On a certain level, this is a film about looking, about the power of the reaction shot. Not only is this used to create a sense of an animal’s emotions – as the boy trains the horse, we see them growing closer, growing in trust and friendship – but characters come to care about the horse, and we about the characters, in the space of an edit. Spielberg knows the power of images and the even greater effect in juxtaposing powerful visuals. There’s may be no more iconic image in all of cinema than that of a galloping horse, from Muybridge’s experiments to westerns and period pieces, from National Velvet to The Black Stallion. Engaged with this history, War Horse is a film that’s an epic of Fordian fields and Lean landscapes mixed with intimate close ups and stunning sequences of the kind that by now can certainly be called Spielbergian.

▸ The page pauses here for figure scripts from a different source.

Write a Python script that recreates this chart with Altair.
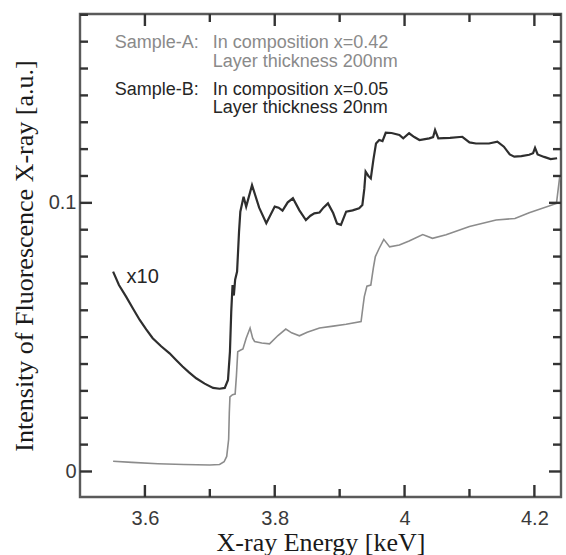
import altair as alt
import pandas as pd

# Sample-A (In x=0.42, 200 nm layer), raw intensity
a_energy = [3.551, 3.58, 3.62, 3.66, 3.70, 3.715, 3.722, 3.726, 3.729, 3.730, 3.731,
            3.735, 3.739, 3.741, 3.743, 3.747, 3.751, 3.756, 3.762, 3.766, 3.769, 3.78,
            3.792, 3.805, 3.817, 3.826, 3.838, 3.85, 3.869, 3.89, 3.91, 3.933, 3.936,
            3.938, 3.942, 3.948, 3.952, 3.955, 3.961, 3.968, 3.977, 3.992, 4.007, 4.028,
            4.043, 4.064, 4.1, 4.141, 4.17, 4.192, 4.234, 4.239]
a_intensity = [0.0038, 0.0034, 0.0029, 0.0026, 0.0024, 0.0026, 0.0036, 0.0056, 0.012, 0.0218, 0.0278,
               0.0286, 0.0288, 0.0357, 0.0446, 0.0451, 0.0456, 0.0496, 0.0534, 0.0496, 0.0484, 0.0478,
               0.0475, 0.0506, 0.053, 0.0516, 0.0505, 0.0518, 0.0534, 0.0541, 0.0548, 0.0558, 0.0615,
               0.0651, 0.069, 0.0694, 0.0759, 0.08, 0.0831, 0.0864, 0.0836, 0.0843, 0.0858, 0.0882,
               0.0868, 0.0881, 0.0912, 0.0936, 0.0942, 0.0963, 0.0998, 0.1097]

# Sample-B (In x=0.05, 20 nm layer), intensity multiplied by 10
b_energy = [3.551, 3.56, 3.571, 3.582, 3.592, 3.602, 3.612, 3.625, 3.638, 3.648, 3.658,
            3.668, 3.679, 3.692, 3.705, 3.715, 3.723, 3.728, 3.731, 3.733, 3.735, 3.737,
            3.739, 3.742, 3.745, 3.747, 3.752, 3.756, 3.765, 3.776, 3.787, 3.8, 3.806,
            3.812, 3.82, 3.828, 3.838, 3.848, 3.855, 3.861, 3.869, 3.875, 3.882, 3.89,
            3.896, 3.902, 3.91, 3.92, 3.93, 3.935, 3.938, 3.94, 3.944, 3.948, 3.952,
            3.956, 3.961, 3.966, 3.971, 3.98, 3.992, 3.998, 4.007, 4.015, 4.023, 4.038,
            4.044, 4.047, 4.052, 4.07, 4.089, 4.1, 4.11, 4.13, 4.143, 4.153, 4.162,
            4.169, 4.18, 4.192, 4.198, 4.201, 4.205, 4.215, 4.225, 4.235]
b_intensity = [0.0744, 0.0694, 0.0651, 0.0605, 0.0564, 0.0529, 0.0496, 0.0466, 0.0440, 0.0415, 0.0391,
               0.0369, 0.0347, 0.0327, 0.0311, 0.0308, 0.0311, 0.0341, 0.0446, 0.0595, 0.0694, 0.0655,
               0.0714, 0.0744, 0.0893, 0.0967, 0.1023, 0.0986, 0.1066, 0.0982, 0.0924, 0.0986, 0.0982,
               0.0971, 0.1002, 0.1017, 0.0972, 0.0936, 0.0952, 0.0961, 0.0964, 0.0982, 0.0998, 0.0962,
               0.0923, 0.0918, 0.0967, 0.0972, 0.098, 0.0992, 0.1052, 0.1116, 0.1101, 0.1091, 0.1161,
               0.1221, 0.1234, 0.123, 0.1261, 0.126, 0.1253, 0.124, 0.1259, 0.1245, 0.1234, 0.124,
               0.1245, 0.1271, 0.124, 0.1242, 0.1246, 0.1225, 0.1221, 0.1221, 0.1228, 0.1209, 0.118,
               0.1172, 0.1174, 0.1179, 0.1185, 0.1205, 0.118, 0.1171, 0.1163, 0.1166]

x_major = [3.6, 3.8, 4.0, 4.2]
x_minor = [3.7, 3.9, 4.1]
y_major = [0.0, 0.1]
y_minor = [0.01, 0.02, 0.03, 0.04, 0.05, 0.06, 0.07, 0.08, 0.09,
           0.11, 0.12, 0.13, 0.14, 0.15, 0.16, 0.17]

notes = [
    {"label": "Sample-A:", "ex": 3.5534, "iy": 0.1594, "shade": "A"},
    {"label": "In composition x=0.42", "ex": 3.7044, "iy": 0.1594, "shade": "A"},
    {"label": "Layer thickness 200nm", "ex": 3.7044, "iy": 0.1525, "shade": "A"},
    {"label": "Sample-B:", "ex": 3.5534, "iy": 0.1420, "shade": "B"},
    {"label": "In composition x=0.05", "ex": 3.7044, "iy": 0.1420, "shade": "B"},
    {"label": "Layer thickness 20nm", "ex": 3.7044, "iy": 0.1352, "shade": "B"},
]
scale_note = [{"label": "x10", "ex": 3.5718, "iy": 0.0724}]

X_LO, X_HI = 3.5, 4.241
Y_LO, Y_HI = -0.0095, 0.1703
W, H = 481, 483
GRAY = "#8c8c8c"
DARK = "#2e2e2e"
FRAME = "#5a5a5a"
TICK = "#333333"

xs = alt.Scale(domain=[X_LO, X_HI], nice=False, zero=False)
ys = alt.Scale(domain=[Y_LO, Y_HI], nice=False, zero=False)

df_a = pd.DataFrame({"energy": a_energy, "intensity": a_intensity})
df_b = pd.DataFrame({"energy": b_energy, "intensity": b_intensity})

# Inward tick marks: each tick is a short two-point path starting at the frame
# (lengths in pixels, converted to data units).
PX_Y = (Y_HI - Y_LO) / H
PX_X = (X_HI - X_LO) / W
pts = []
k = 0
for vals, n in ((x_major, 12), (x_minor, 8)):
    for v in vals:
        for edge, sign in ((Y_LO, 1), (Y_HI, -1)):
            pts.append({"seg": k, "tx": v, "ty": edge})
            pts.append({"seg": k, "tx": v, "ty": edge + sign * n * PX_Y})
            k += 1
for vals, n in ((y_major, 12), (y_minor, 8)):
    for v in vals:
        for edge, sign in ((X_LO, 1), (X_HI, -1)):
            pts.append({"seg": k, "tx": edge, "ty": v})
            pts.append({"seg": k, "tx": edge + sign * n * PX_X, "ty": v})
            k += 1
df_ticks = pd.DataFrame(pts)

x_axis = alt.Axis(values=x_major, format=".1~f", tickSize=0, domain=False, grid=False,
                  labelFont="Liberation Sans", labelFontSize=20, labelColor="#3a3a3a",
                  labelPadding=11, title="X-ray Energy [keV]", titleFont="Liberation Serif",
                  titleFontSize=26, titleFontWeight="normal", titleColor="#1a1a1a",
                  titleX=W / 2, titleY=45, titleBaseline="middle", titleAlign="center")
y_axis = alt.Axis(values=y_major, format=".1~f", tickSize=0, domain=False, grid=False,
                  labelFont="Liberation Sans", labelFontSize=20, labelColor="#3a3a3a",
                  labelPadding=4, title="Intensity of Fluorescence X-ray [a.u.]",
                  titleFont="Liberation Serif", titleFontSize=26, titleFontWeight="normal",
                  titleColor="#1a1a1a", titleX=-56, titleY=H / 2, titleAngle=-90,
                  titleBaseline="middle", titleAlign="center")

line_a = alt.Chart(df_a).mark_line(color=GRAY, strokeWidth=1.6).encode(
    x=alt.X("energy:Q", scale=xs, axis=x_axis),
    y=alt.Y("intensity:Q", scale=ys, axis=y_axis),
)
line_b = alt.Chart(df_b).mark_line(color=DARK, strokeWidth=2.2).encode(
    x=alt.X("energy:Q", scale=xs),
    y=alt.Y("intensity:Q", scale=ys),
)

ticks = alt.Chart(df_ticks).mark_line(color=TICK, strokeWidth=2.4).encode(
    x=alt.X("tx:Q", scale=xs),
    y=alt.Y("ty:Q", scale=ys),
    detail="seg:N",
)

labels = alt.Chart(pd.DataFrame(notes)).mark_text(
    align="left", baseline="middle", font="Liberation Sans", fontSize=18
).encode(
    x=alt.X("ex:Q", scale=xs),
    y=alt.Y("iy:Q", scale=ys),
    text="label:N",
    color=alt.Color("shade:N", scale=alt.Scale(domain=["A", "B"], range=["#8a8a8a", "#262626"]),
                    legend=None),
)
x10 = alt.Chart(pd.DataFrame(scale_note)).mark_text(
    align="left", baseline="middle", font="Liberation Sans", fontSize=20, color="#262626"
).encode(
    x=alt.X("ex:Q", scale=xs),
    y=alt.Y("iy:Q", scale=ys),
    text="label:N",
)

chart = alt.layer(line_a, line_b, labels, x10, ticks).properties(
    width=W, height=H,
    autosize=alt.AutoSizeParams(type="none"),
    padding={"left": 80, "top": 14, "right": 5, "bottom": 58},
    background="white",
).configure_view(stroke=FRAME, strokeWidth=2.4)

chart.save("out.html", embed_options={"renderer": "svg", "actions": False})
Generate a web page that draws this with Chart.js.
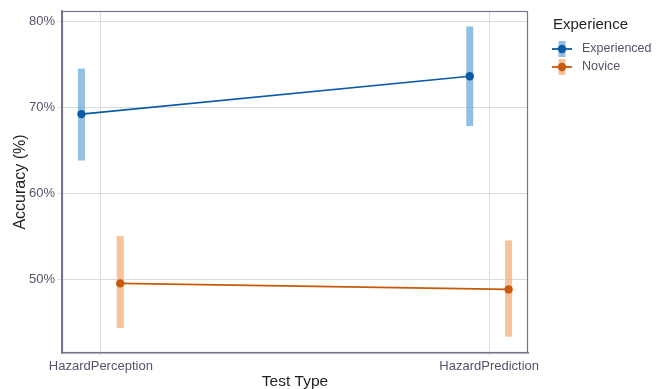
<!DOCTYPE html>
<html>
<head>
<meta charset="utf-8">
<script src="https://cdn.jsdelivr.net/npm/chart.js@4.4.1/dist/chart.umd.min.js"></script>
<style>
  html, body { margin: 0; padding: 0; background: #ffffff; }
  #wrap { width: 667px; height: 389px; position: relative; }
</style>
</head>
<body>
<div id="wrap"><canvas id="c" width="667" height="389"></canvas></div>
<script>
// ---- Data ----
const categories = ["HazardPerception", "HazardPrediction"];
const seriesNames = ["Experienced", "Novice"];
const experiencedMean = [69.2, 73.6];
const experiencedLow  = [63.8, 67.8];
const experiencedHigh = [74.5, 79.4];
const noviceMean = [49.5, 48.8];
const noviceLow  = [44.3, 43.3];
const noviceHigh = [55.0, 54.5];
const yTicks = [50, 60, 70, 80];
const legendTitle = "Experience";
const xTitle = "Test Type";
const yTitle = "Accuracy (%)";

// ---- Style ----
const lineColors = ["#0b5ca8", "#c95a0a"];
const barColors = ["rgba(105,168,214,0.72)", "rgba(245,170,115,0.72)"];
const dodge = [-0.05, 0.05];
const textColor = "#55536a";
const titleColor = "#1f1f1f";
const gridColor = "#dcdcdc";
const frameColor = "#77738c";
const FONT = "'Liberation Sans', Arial, sans-serif";

const means = [experiencedMean, noviceMean];
const lows = [experiencedLow, noviceLow];
const highs = [experiencedHigh, noviceHigh];

const datasets = [];
seriesNames.forEach((name, s) => {
  categories.forEach((cat, i) => {
    datasets.push({
      type: 'line',
      label: '_err',
      data: [{x: i + 1 + dodge[s], y: lows[s][i]}, {x: i + 1 + dodge[s], y: highs[s][i]}],
      borderColor: barColors[s],
      borderWidth: 7,
      borderCapStyle: 'butt',
      pointRadius: 0,
      order: 2
    });
  });
});
seriesNames.forEach((name, s) => {
  datasets.push({
    type: 'line',
    label: name,
    data: categories.map((c, i) => ({x: i + 1 + dodge[s], y: means[s][i]})),
    borderColor: lineColors[s],
    backgroundColor: lineColors[s],
    borderWidth: 1.6,
    pointRadius: 4.2,
    pointHoverRadius: 4.2,
    pointBorderWidth: 0,
    order: 1
  });
});

const framePlugin = {
  id: 'frame',
  afterDraw(chart) {
    const {ctx, chartArea: a} = chart;
    ctx.save();
    ctx.strokeStyle = frameColor;
    ctx.lineWidth = 1.2;
    ctx.strokeRect(a.left + 0.5, a.top + 0.5, a.right - a.left - 1, a.bottom - a.top - 1);
    ctx.fillStyle = titleColor;
    ctx.font = "15px " + FONT;
    ctx.textBaseline = 'middle';
    ctx.textAlign = 'left';
    ctx.fillText(legendTitle, 553, 25);
    const ys = [49, 67];
    seriesNames.forEach((name, s) => {
      const cx = 562, cy = ys[s];
      ctx.fillStyle = barColors[s];
      ctx.fillRect(cx - 3.5, cy - 8, 7, 16);
      ctx.strokeStyle = lineColors[s];
      ctx.lineWidth = 1.8;
      ctx.beginPath(); ctx.moveTo(cx - 10, cy); ctx.lineTo(cx + 10, cy); ctx.stroke();
      ctx.fillStyle = lineColors[s];
      ctx.beginPath(); ctx.arc(cx, cy, 4.2, 0, Math.PI * 2); ctx.fill();
      ctx.fillStyle = textColor;
      ctx.font = "12.5px " + FONT;
      ctx.fillText(name, 582, cy);
    });
    ctx.restore();
  }
};

new Chart(document.getElementById('c'), {
  type: 'line',
  data: { datasets },
  options: {
    responsive: false,
    animation: false,
    layout: { padding: { top: 11, right: 139, left: 0, bottom: 0 } },
    plugins: {
      legend: { display: false },
      tooltip: { enabled: false }
    },
    scales: {
      x: {
        type: 'linear',
        min: 0.9,
        max: 2.1,
        afterBuildTicks: (axis) => { axis.ticks = categories.map((c, i) => ({value: i + 1})); },
        afterFit: (axis) => { axis.height = 36; },
        ticks: {
          callback: (v) => categories[Math.round(v) - 1] || '',
          color: textColor,
          font: { family: FONT, size: 13 },
          padding: 3,
          maxRotation: 0,
          autoSkip: false
        },
        grid: { color: gridColor, lineWidth: 1, tickLength: 3, tickColor: gridColor },
        border: { color: frameColor, width: 1.5 },
        title: { display: true, text: xTitle, color: titleColor, font: { family: FONT, size: 15.5, lineHeight: 1 }, padding: { top: -3, bottom: 0 } }
      },
      y: {
        type: 'linear',
        min: 41.4,
        max: 81.2,
        afterBuildTicks: (axis) => { axis.ticks = yTicks.map(v => ({value: v})); },
        afterFit: (axis) => { axis.width = 62; },
        ticks: {
          callback: (v) => v + '%',
          color: textColor,
          font: { family: FONT, size: 13 },
          padding: 3
        },
        grid: { color: gridColor, lineWidth: 1, tickLength: 4, tickColor: gridColor },
        border: { color: frameColor, width: 1.5 },
        title: { display: true, text: yTitle, color: titleColor, font: { family: FONT, size: 16, lineHeight: 1 }, padding: { top: 13, bottom: 0 } }
      }
    }
  },
  plugins: [framePlugin]
});
</script>
</body>
</html>
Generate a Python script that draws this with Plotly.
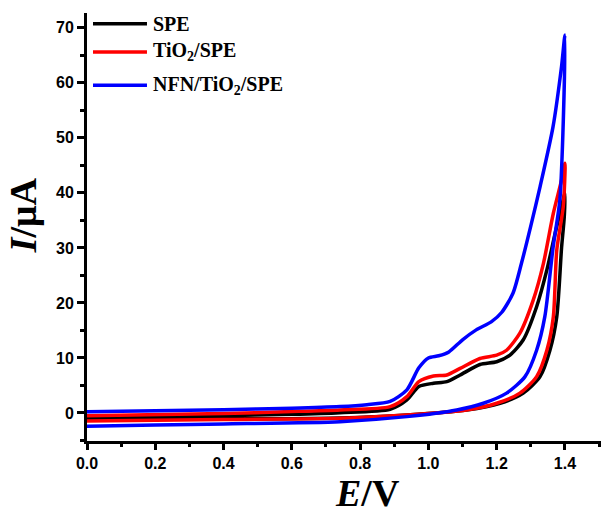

It’s also a film that’s literally about looking at the effects of war. Under all the intensely sympathetic human detail that opens the film, the Great War is looming. The farmer, much to his son’s dismay, sells their horse to the army after which the animal is sent along to help the war effort. The script by Lee Hall and Richard Cutris (from the novel by Michael Morpurgo) has us follow the horse. As we do, we get to know the many varied people who come into contact with him. There’s, among others, the brave and honorable British officer (Tom Hiddleston), two German brothers (Leonhard Carow and David Kross), and a French farmer (Niels Arestrup) and his granddaughter (Celine Buckens). It becomes a knockout of a film that gallops across World War I, catching glimpses of its effect on all lives the conflict intersects, no matter the age, no matter the social station, no matter the nationality.

Through the horse’s path we see the devastation of this war for civilians and soldiers alike. Spielberg stages the horror of trench warfare as a PG-13 Saving Private Ryan, grim and overwhelming. When he moves away from the front lines, there’s a terrific patience given over to the brief respites of uncertain solitude, the booming cannonade that can be heard from miles away intruding upon the hesitant daily lives of people desperately trying to avoid trouble if it can be helped. The fleeing soldiers who try to hide from the fight, the brief return to pastoral setting on the French farm, these are moments away from the front that feel nearly, if not just as devastating as the battles themselves. The horror of war may not always be foregrounded, but it’s always encroaching, booming off in the distance.

This is a film with emotion quivering right on the surface in John Williams moving, memorable, and rich score, in the painterly cinematography of deep red Hollywood sunsets, rolling green hills, and muddy gray trenches, in the scenes capable of evoking great warmth and great horror that Janusz Kaminski so handsomely photographs and that Spielberg arranges to play like a sympathy of empathy. Is this manipulative? Yes, in that Spielberg has the audience held captive by his ability to evoke any emotion, to trigger sympathy for any character. That’s hardly a bad thing. Getting a film to work on such a high level is hardly cheap and easy. This is a deliriously accomplished film of powerful emotion. An early battle scene features the cavalry charging a line of enemy machine guns. We hear the roar of the brave men as they ride their horses forward, and then cut to riderless horses leaping over enemy lines to only the sounds of gunfire. With elegant, devastating editing of sounds and shots, just one of many such examples that could be singled out, Spielberg creates a memorable and striking moment of deep emotional impact.

This film is epic Hollywood filmmaking on a scale that’s sure to satisfy those who grumble “they don’t make them like they used to.” While it’s a bit of a throwback in that regard – at times it plays almost like a new classic – it’s hardly old-fashioned or stuffy. It’s a lively, tremendously modern work. Only today’s effects and techniques could build its period piece world in such a visually accomplished way. This is no studio backlot. But what really works in the film, what marks it as neither old nor new, but timeless, is its deep, pure humanistic expression. Each and every character we meet becomes a fully fleshed human being.  We learn their hopes and fears and then plunge with them into awful war-torn circumstances. Spielberg and his uniformly excellent cast have us fall in love with these characters in order to better break our hearts.

War Horse is stirring and moving and unabashedly sentimental in ways that never feel forced. So strongly thematically engaged – and with the horse as such a strong visual and emotional anchor – that what could easily have been episodic and clunky is rendered powerfully, elegantly unified. By the end, which has brought back some of the previously left behind characters in rewarding, sometimes surprising, ways, there’s the feeling of having had a filmgoing experience so completely full and fulfilling, a rare complete and total satisfaction. Spielberg is a master filmmaker, capable of marshalling the best techniques of the past to give us thrilling and moving new examples of filmmaking at its best. Moments like the final shots of a deeply heartfelt reunion silhouetted against a gorgeous sunset, accompanied by Williams’s soaring main theme, could be straight out of a Hollywood epic of any era.  This is terrific, earnest, empathetic filmmaking that cuts straight to the heart with strong, direct emotion. It’s a film that’s involving, upsetting, and in the end somehow uplifting, that thrills and moves and lingers.